Stepson has been driving his Mother's Cobalt (automatic) since he got his first license this past June. He does pretty good on the road, but seems to have a bit of a quick temper... which I mention because it is a dangerous component of a new driver these days.

My Wife started driving in probably 1987. Her first car was a Ford Fiesta. (Stick). She has driven vehicles- like her ex-husband's car- with manual transmissions here or there since then. When I had my Wrangler a few years ago, she drove that manual transmission as well as anyone else I've been with as a passenger. If I had to guess, she probably has 60,000 miles under her while driving a stick.

From the sounds of things, the following attempts to fix the clutch issue have taken place: A used "cylinder" (probably the primary / pedal mounted cylinder on most cars) was purchased on Ebay, and was said to be a "new" part. This did not make the car work. i don't know if it was replaced with a second part or not. It has been said that the secondary (slave?) cylinder was also replaced. There sounds to have been the usual, hard-to-get to, hard-to-get-off issues, like the hydraulic line. I suggested they should cut it off and get another or make their own, since it was three days of fiddling around on that alone from what I could tell.

I am a manufacturing engineer, who has been through a bit of an apprenticeship in toolmaking. So I have a milling machine in my garage, and wood tools like radial arm saw, table saw, lathe, bandsaw.... etc. I have had two VW Beetles, pulling a third from behind a barn in the weeds, rebuilding the engine, and rebuilding the entire braking system of the shell car I eventually drove. I replaced all the brakes on my 74 VW Thing. Wheel cylinders and master cylinders on my 67 Dodge Coronet, 65 LeSabre, 76 Torino wagon, 74 Chevy Van, 1978 Monaco, 1980 Cordoba; and calipers on things like the Cordoba, my 2006 Chevy Silverado, etc., etc.. I have pulled axles to change seals. I can pull an aircooled VW motor in under a half hour with a friend and two scissors jacks.

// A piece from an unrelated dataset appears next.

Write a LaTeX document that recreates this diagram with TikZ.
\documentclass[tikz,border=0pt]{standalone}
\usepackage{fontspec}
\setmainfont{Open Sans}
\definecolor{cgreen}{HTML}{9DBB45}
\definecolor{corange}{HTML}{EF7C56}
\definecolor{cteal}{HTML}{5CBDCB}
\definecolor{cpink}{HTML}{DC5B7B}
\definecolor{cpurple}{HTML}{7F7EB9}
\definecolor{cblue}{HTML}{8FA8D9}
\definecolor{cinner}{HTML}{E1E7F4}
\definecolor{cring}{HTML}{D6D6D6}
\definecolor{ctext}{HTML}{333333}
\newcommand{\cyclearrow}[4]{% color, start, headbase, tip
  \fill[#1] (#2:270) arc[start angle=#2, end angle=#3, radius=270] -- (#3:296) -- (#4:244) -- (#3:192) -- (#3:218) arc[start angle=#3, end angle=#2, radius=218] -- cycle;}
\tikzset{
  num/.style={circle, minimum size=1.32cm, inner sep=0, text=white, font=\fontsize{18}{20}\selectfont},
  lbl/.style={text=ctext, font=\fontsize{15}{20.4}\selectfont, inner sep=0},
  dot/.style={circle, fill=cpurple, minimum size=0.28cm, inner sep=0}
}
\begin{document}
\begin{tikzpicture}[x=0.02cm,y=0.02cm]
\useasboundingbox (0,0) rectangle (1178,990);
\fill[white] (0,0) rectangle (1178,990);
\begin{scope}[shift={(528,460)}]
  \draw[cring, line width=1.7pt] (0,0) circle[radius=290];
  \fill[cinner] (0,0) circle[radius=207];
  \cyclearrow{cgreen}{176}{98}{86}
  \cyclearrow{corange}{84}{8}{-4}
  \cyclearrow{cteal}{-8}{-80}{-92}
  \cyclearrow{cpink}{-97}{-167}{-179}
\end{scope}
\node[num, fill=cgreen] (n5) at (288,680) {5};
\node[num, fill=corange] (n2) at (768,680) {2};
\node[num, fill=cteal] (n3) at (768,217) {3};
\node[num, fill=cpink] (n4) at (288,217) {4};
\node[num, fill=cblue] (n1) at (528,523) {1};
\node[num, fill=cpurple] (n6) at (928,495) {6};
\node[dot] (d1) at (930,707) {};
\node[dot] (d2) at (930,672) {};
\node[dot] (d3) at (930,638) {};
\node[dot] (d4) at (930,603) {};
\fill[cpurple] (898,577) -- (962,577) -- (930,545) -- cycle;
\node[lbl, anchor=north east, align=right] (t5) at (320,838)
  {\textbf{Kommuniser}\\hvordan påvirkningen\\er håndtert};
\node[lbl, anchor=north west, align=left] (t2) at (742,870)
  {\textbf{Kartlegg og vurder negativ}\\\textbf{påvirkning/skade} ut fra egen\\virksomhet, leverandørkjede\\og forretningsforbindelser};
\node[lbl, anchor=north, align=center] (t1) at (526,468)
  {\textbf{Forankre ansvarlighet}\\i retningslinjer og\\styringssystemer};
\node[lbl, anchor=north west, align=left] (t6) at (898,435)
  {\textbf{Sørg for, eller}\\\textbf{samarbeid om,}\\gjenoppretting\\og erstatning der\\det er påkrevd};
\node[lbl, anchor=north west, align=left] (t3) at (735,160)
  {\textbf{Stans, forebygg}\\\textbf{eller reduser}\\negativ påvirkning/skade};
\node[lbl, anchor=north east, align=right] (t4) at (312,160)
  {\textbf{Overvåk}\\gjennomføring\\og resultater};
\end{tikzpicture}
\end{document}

But of course: I know nothing.
You get the picture by now.

My input in this has been minimal, as I would never have bought such a car to begin with: and even before I started it. To me there are indicators as to why it would have been an ill-advised purchase, and I'm sure some of you can quickly guess what some of them were... without even seeing the car or knowing the exact model.

As it stands right now, Stepson maintains the idea that his Mom is solely responsible for the fact that the car broke. He continues to expect her to pay for the parts. He expects to continue to use her vehicle at his whim, within reason, until his car is fixed. It is likely that he will be moving in with his 'real' Father after the car repair has been paid for by 'us.' Wife's Dad knows the deal, and plans on trying to set Stepson clear on a few things... and a Marine from the 'Nam era... yeah, things will get interesting. Father continues to coach Son on the idea that his Mom had at least SOMEthing to do with the clutch failing... maybe even maintains the perspective that it WAS her fault entirely, as the issue is, of course, a hot-button one and is resulting in drama that likely has an outcome the Father will benefit from.

I've skulked here quite a bit in the past, but again- this is my first post. I apologize if you find it long-winded or unnecessary. Believe me, though, I wouldn't even ask; but objective replies are very important to the (my) situation at this point. My Wife has, in just two months, come to some realizations. They are, that her Son is grown and will chose to come and go at his own whim as most his age will- and she is deeply saddened by the loss of her little boy and that memories will be all that remain of those times... you know...; that her Son makes wrong choices, ending up drinking alcohol underage with no chaperones and a girlfriend naked and passed out in the shower- one of the first times he was allowed to use the car for an evening; and now: that her Son is so hell-bent on the idea that his Mom is at fault for something even she has a hard time being fully convinced was not hers to live. Please believe the next sentence you read, because the words I have cannot at all do justice to the extent to which it is the case... it is a ridiculously understated fact: She does more for her children than I have seen any Mother ever do- and it is not our situation that has made me say this; God's honest truth: she is one of the biggest givers I have ever seen. She does not deserve this. (All hell that I've experienced in the last five years aside... and believe me, the level of defiance and temper / anger from the kids I can't understand no matter how I try. They haven't even been alive long enough to get so frustrated. This brought us very close to the end of our marriage. But I can see the hurt she has over this. I'm trying to keep my mouth shut and speak from outside the situation objectively as much as possible. I thank you very much for taking the time to consider this!)


So, if you are the guy who owns a garage, and this is the story you know of the BMW that just pulled in for work on the clutch... what would you say?

If you were the blood Father of this young man, what would you say? The Grandfather? The Mother? The Stepfather.

I will step back now, LOL, that I kicked the bee's nest, so to speak, and allow any of you to comment as necessary.

wonbill
03-02-2014, 06:19 AM
Seems relativly simple either buy/install new clutch. Suggest a split in the cost 25% you 75% him. He buys /credit card -loan full bill you pay 25% with receipt. (clutch work only) Until then he does his part, walk hitchhike bum a ride car pool bus etc. like a adult would; until he can afford to repair HIS car or afford a different one.